Include the line with "xpos = [0, 2, 3, 4, 5, 6, 7]" and every line before it in the entries below, echoed exactly, but not the pictures.

[Plotting code records]
------
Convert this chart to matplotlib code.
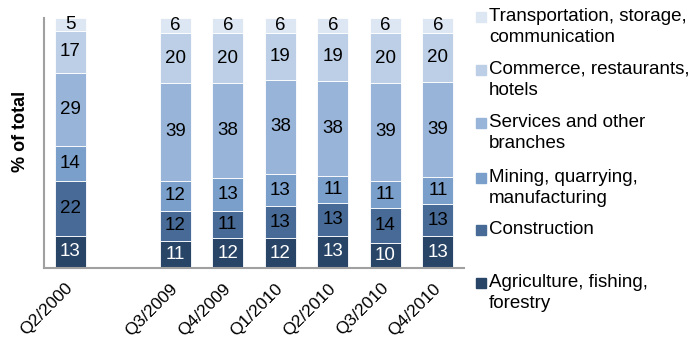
import numpy as np
import matplotlib.pyplot as plt
import matplotlib.transforms as mtrans

plt.rcParams['font.family'] = ['Liberation Sans', 'DejaVu Sans']

# quarters (Q2/2000 is set apart from the rest)
quarters = ['Q2/2000', 'Q3/2009', 'Q4/2009', 'Q1/2010', 'Q2/2010', 'Q3/2010', 'Q4/2010']
xpos = [0, 2, 3, 4, 5, 6, 7]

# sector shares, % of total (bottom to top)
agriculture = [13, 11, 12, 12, 13, 10, 13]
construction = [22, 12, 11, 13, 13, 14, 13]
mining = [14, 12, 13, 13, 11, 11, 11]
services = [29, 39, 38, 38, 38, 39, 39]
commerce = [17, 20, 20, 19, 19, 20, 20]
transport = [5, 6, 6, 6, 6, 6, 6]

series = [agriculture, construction, mining, services, commerce, transport]
names = ['Agriculture, fishing,\nforestry', 'Construction',
         'Mining, quarrying,\nmanufacturing', 'Services and other\nbranches',
         'Commerce, restaurants,\nhotels', 'Transportation, storage,\ncommunication']
colors = ['#284466', '#476b96', '#7a9fcb', '#98b4d8', '#bccfe6', '#dde7f3']
textcol = ['white', 'black', 'black', 'black', 'black', 'black']

fig = plt.figure(figsize=(6.98, 3.41), dpi=100)
ax = fig.add_axes([0.063, 0.214, 0.602, 0.733])

vals = np.array(series, dtype=float)
totals = vals.sum(axis=0)
shares = vals / totals * 100  # 100% stacked

bottom = np.zeros(len(quarters))
for i in range(len(series)):
    ax.bar(xpos, shares[i], 0.59, bottom=bottom, color=colors[i],
           edgecolor='white', linewidth=0.6)
    for j in range(len(quarters)):
        ax.text(xpos[j], bottom[j] + shares[i][j] / 2, str(series[i][j]),
                ha='center', va='center', fontsize=13.5, color=textcol[i])
    bottom += shares[i]

ax.set_xlim(-0.5, 7.5)
ax.set_ylim(0, 100)
ax.set_xticks(xpos)
ax.set_xticklabels(quarters, rotation=45, ha='right', fontsize=12.6)
ax.tick_params(axis='x', length=0, pad=9)
shift = mtrans.ScaledTranslation(4 / 72, 0, fig.dpi_scale_trans)
for lab in ax.get_xticklabels():
    lab.set_transform(lab.get_transform() + shift)
ax.set_yticks([])
for s in ['top', 'right']:
    ax.spines[s].set_visible(False)
for s in ['left', 'bottom']:
    ax.spines[s].set_color('#a0a0a0')
    ax.spines[s].set_linewidth(1.5)
ax.set_ylabel('% of total', fontsize=13, fontweight='bold')
ax.yaxis.set_label_coords(-0.036, 0.545)

# legend, top entry first
ys = [17, 70, 123, 178, 230, 283]
for k, y in enumerate(ys):
    i = len(series) - 1 - k
    fy = 1 - y / 341
    fig.patches.append(plt.Rectangle((476 / 698, fy - 5 / 341), 10 / 698, 10 / 341,
                                     transform=fig.transFigure, color=colors[i]))
    fig.text(489 / 698, fy + 9 / 341, names[i], ha='left', va='top', fontsize=13.5,
             linespacing=1.3)

fig.savefig('out.png', dpi=100)
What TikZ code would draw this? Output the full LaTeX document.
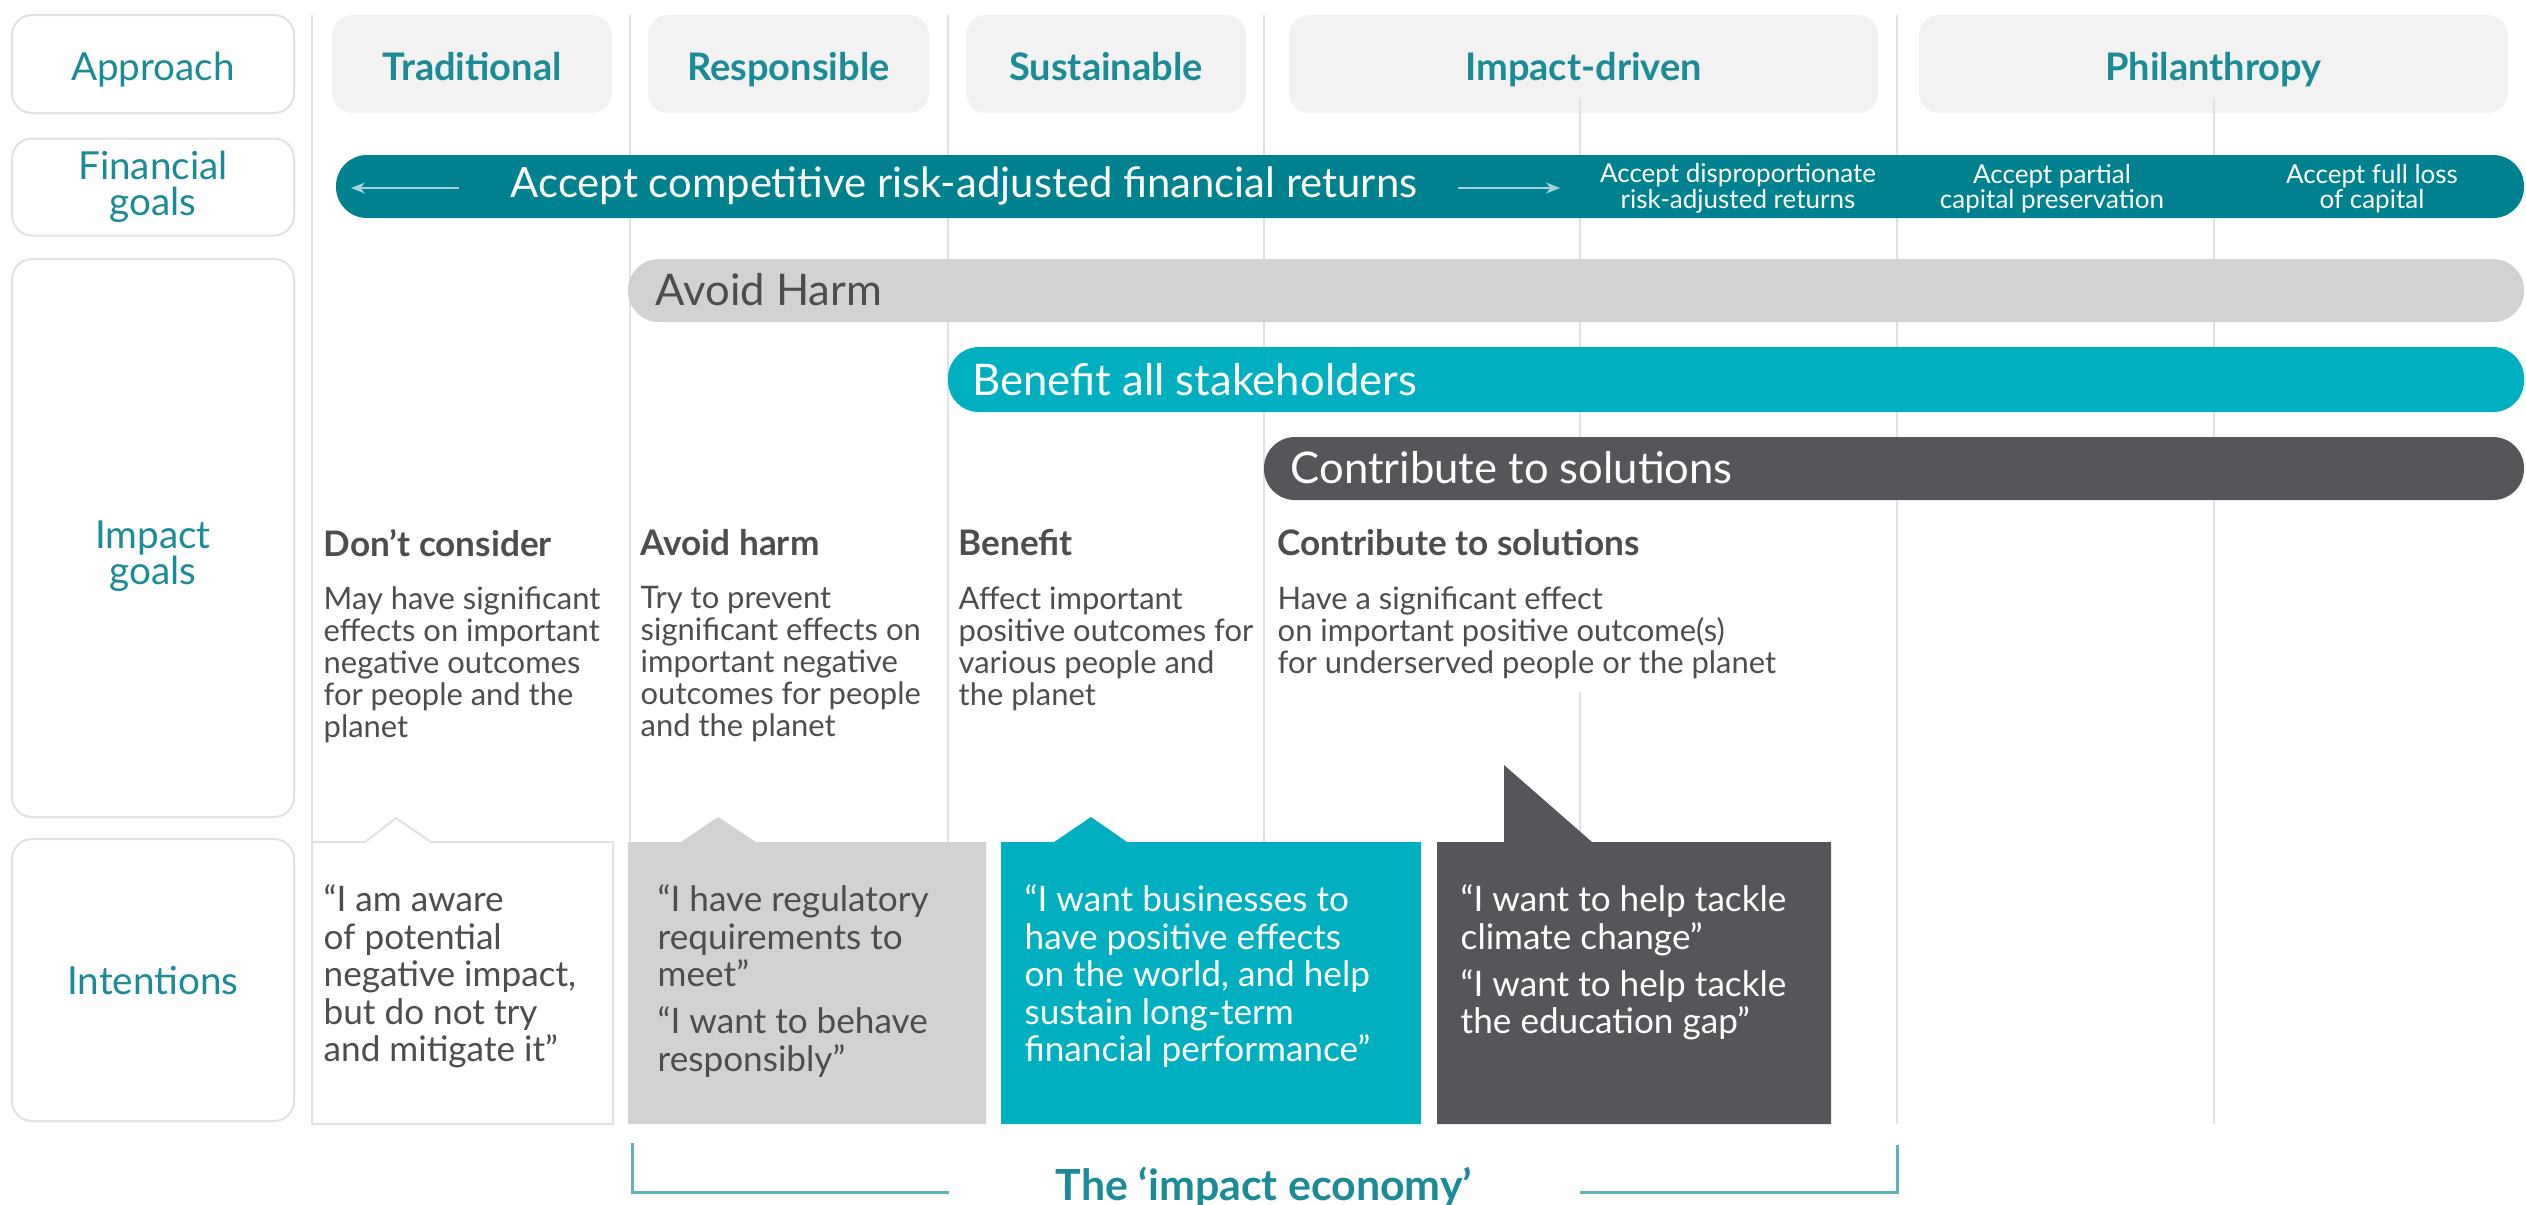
\documentclass[tikz,border=0pt]{standalone}
\usepackage{fontspec}
\setmainfont{Lato}
\usetikzlibrary{positioning,arrows.meta}

\definecolor{tealdark}{HTML}{00818F}
\definecolor{tealbright}{HTML}{00AFC0}
\definecolor{tealtext}{HTML}{1B8B97}
\definecolor{harmgray}{HTML}{D1D2D4}
\definecolor{slate}{HTML}{55565A}
\definecolor{bodytext}{HTML}{4D4D4F}
\definecolor{gridgray}{HTML}{E2E2E2}
\definecolor{headfill}{HTML}{F2F2F2}
\definecolor{arrowpale}{HTML}{A3D3D8}
\definecolor{brackcol}{HTML}{5FB4BC}
\newcommand\fsz[2]{\fontsize{#1}{#2}\selectfont}

\begin{document}
\begin{tikzpicture}[x=0.1mm,y=-0.1mm]
	\tikzset{lblbox/.style={draw=gridgray,line width=0.2mm,fill=white,rounded corners=2mm,minimum width=28.2mm,text=tealtext,font=\fsz{11}{10.1},align=center,inner sep=0},
		headbox/.style={fill=headfill,rounded corners=2mm,minimum height=9.8mm,text=tealtext,font=\fsz{10.8}{12}\bfseries,inner sep=0,text height=3.6mm,text depth=0.4mm},
		grid/.style={gridgray,line width=0.2mm},
		bar/.style={rounded corners=3.1mm},
		bartxt/.style={anchor=west,font=\fsz{12.4}{14},inner sep=0},
		finsmall/.style={text=white,font=\fsz{7.4}{7.3},align=center,inner sep=0},
		goalhead/.style={anchor=west,text=bodytext,font=\fsz{10}{11}\bfseries,inner sep=0},
		goalbody/.style={anchor=north west,text=bodytext,font=\fsz{8.8}{9.1},align=left,inner sep=0},
		quote/.style={anchor=north west,font=\fsz{10}{10.67},align=left,inner sep=0},
		brack/.style={brackcol,line width=0.3mm}}
	\useasboundingbox (0,0) rectangle (2526,1204);
	
	\node[lblbox,minimum height=9.8mm,text height=3.6mm,text depth=0.4mm](approach) at (153,64) {Approach};
	\node[lblbox,minimum height=9.7mm](fingoals) at (153,187) {Financial\\goals};
	\node[lblbox,minimum height=55.8mm](impactbox) at (153,538) {};
	\node[text=tealtext,font=\fsz{11}{10.1},align=center](impact) at (153,556) {Impact\\goals};
	\node[lblbox,minimum height=28.2mm](intentions) at (153,980) {Intentions};
	
	\node[headbox,minimum width=28mm](trad) at (472,64) {Traditional};
	\node[headbox,minimum width=28.1mm](resp) at (788.5,64) {Responsible};
	\node[headbox,minimum width=28mm](sust) at (1106,64) {Sustainable};
	\node[headbox,minimum width=58.9mm](drive) at (1583.5,64) {Impact-driven};
	\node[headbox,minimum width=58.9mm](phil) at (2213.5,64) {Philanthropy};
	
	\foreach \gx in {312,630,948,1264,1897}
		\draw[grid] (\gx,15) -- (\gx,1124);
	\draw[grid] (2214,98) -- (2214,1124);
	\draw[grid] (1580,98) -- (1580,500) (1580,692) -- (1580,1124);
	
	\fill[tealdark,bar] (336,155) rectangle (2524,218);
	\node[text=white,font=\fsz{11.9}{13},inner sep=0](compete) at (964,186) {Accept competitive risk-adjusted financial returns};
	\draw[arrowpale,line width=0.25mm,{Stealth[length=1.4mm,width=1.1mm]}-] (351,188) -- (459,188);
	\draw[arrowpale,line width=0.25mm,-{Stealth[length=1.4mm,width=1.1mm]}] (1458,188) -- (1560,188);
	\node[finsmall](dispro) at (1738,188.5) {Accept disproportionate\\risk-adjusted returns};
	\node[finsmall](partial) at (2052,188.5) {Accept partial\\capital preservation};
	\node[finsmall](fullloss) at (2372,188.5) {Accept full loss\\of capital};
	
	\fill[harmgray,bar] (628,259) rectangle (2524,322);
	\node[bartxt,text=bodytext](harmbar) at (655,290) {Avoid Harm};
	\fill[tealbright,bar] (948,347) rectangle (2524,412);
	\node[bartxt,text=white](benefitbar) at (972,380) {Benefit all stakeholders};
	\fill[slate,bar] (1264,437) rectangle (2524,500);
	\node[bartxt,text=white](solvebar) at (1290,468) {Contribute to solutions};
	
	\node[goalhead](dontH) at (323,543) {Don’t consider};
	\node[goalbody](dontB) at (323,586) {May have significant\\effects on important\\negative outcomes\\for people and the\\planet};
	\node[goalhead](harmH) at (640,543) {Avoid harm};
	\node[goalbody](harmB) at (640,586) {Try to prevent\\significant effects on\\important negative\\outcomes for people\\and the planet};
	\node[goalhead](benH) at (958,543) {Benefit};
	\node[goalbody](benB) at (958,586) {Affect important\\positive outcomes for\\various people and\\the planet};
	\node[goalhead](solH) at (1277,543) {Contribute to solutions};
	\node[goalbody](solB) at (1277,586) {Have a significant effect\\on important positive outcome(s)\\for underserved people or the planet};
	
	\draw[gridgray,line width=0.2mm,fill=white] (312,842) -- (365,842) -- (396,818) -- (431,842) -- (613,842) -- (613,1124) -- (312,1124) -- cycle;
	\fill[harmgray] (628,842) -- (681,842) -- (718,817) -- (756,842) -- (986,842) -- (986,1124) -- (628,1124) -- cycle;
	\fill[tealbright] (1001,842) -- (1054,842) -- (1091,817) -- (1127,842) -- (1421,842) -- (1421,1124) -- (1001,1124) -- cycle;
	\fill[slate] (1437,842) -- (1504,842) -- (1504,765) -- (1592,842) -- (1831,842) -- (1831,1124) -- (1437,1124) -- cycle;
	
	\node[quote,text=bodytext](awareQ) at (323,884) {“I am aware\\of potential\\negative impact,\\but do not try\\and mitigate it”};
	\node[quote,text=bodytext](regQ) at (657,884) {“I have regulatory\\requirements to\\meet”\\[2.8pt]“I want to behave\\responsibly”};
	\node[quote,text=white](bizQ) at (1024,884) {“I want businesses to\\have positive effects\\on the world, and help\\sustain long-term\\financial performance”};
	\node[quote,text=white](tackleQ) at (1460,884) {“I want to help tackle\\climate change”\\[2.8pt]“I want to help tackle\\the education gap”};
	
	\draw[brack] (632,1143) -- (632,1192) -- (949,1192);
	\draw[brack] (1580,1192) -- (1897,1192) -- (1897,1145);
	\node[text=tealtext,font=\fsz{12.2}{14}\bfseries](economy) at (1264,1187) {The ‘impact economy’};
\end{tikzpicture}
\end{document}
------
[FULL ANSWER]:
Convert this chart to matplotlib code.
import numpy as np
import matplotlib.pyplot as plt
import matplotlib.transforms as mtrans

plt.rcParams['font.family'] = ['Liberation Sans', 'DejaVu Sans']

# quarters (Q2/2000 is set apart from the rest)
quarters = ['Q2/2000', 'Q3/2009', 'Q4/2009', 'Q1/2010', 'Q2/2010', 'Q3/2010', 'Q4/2010']
xpos = [0, 2, 3, 4, 5, 6, 7]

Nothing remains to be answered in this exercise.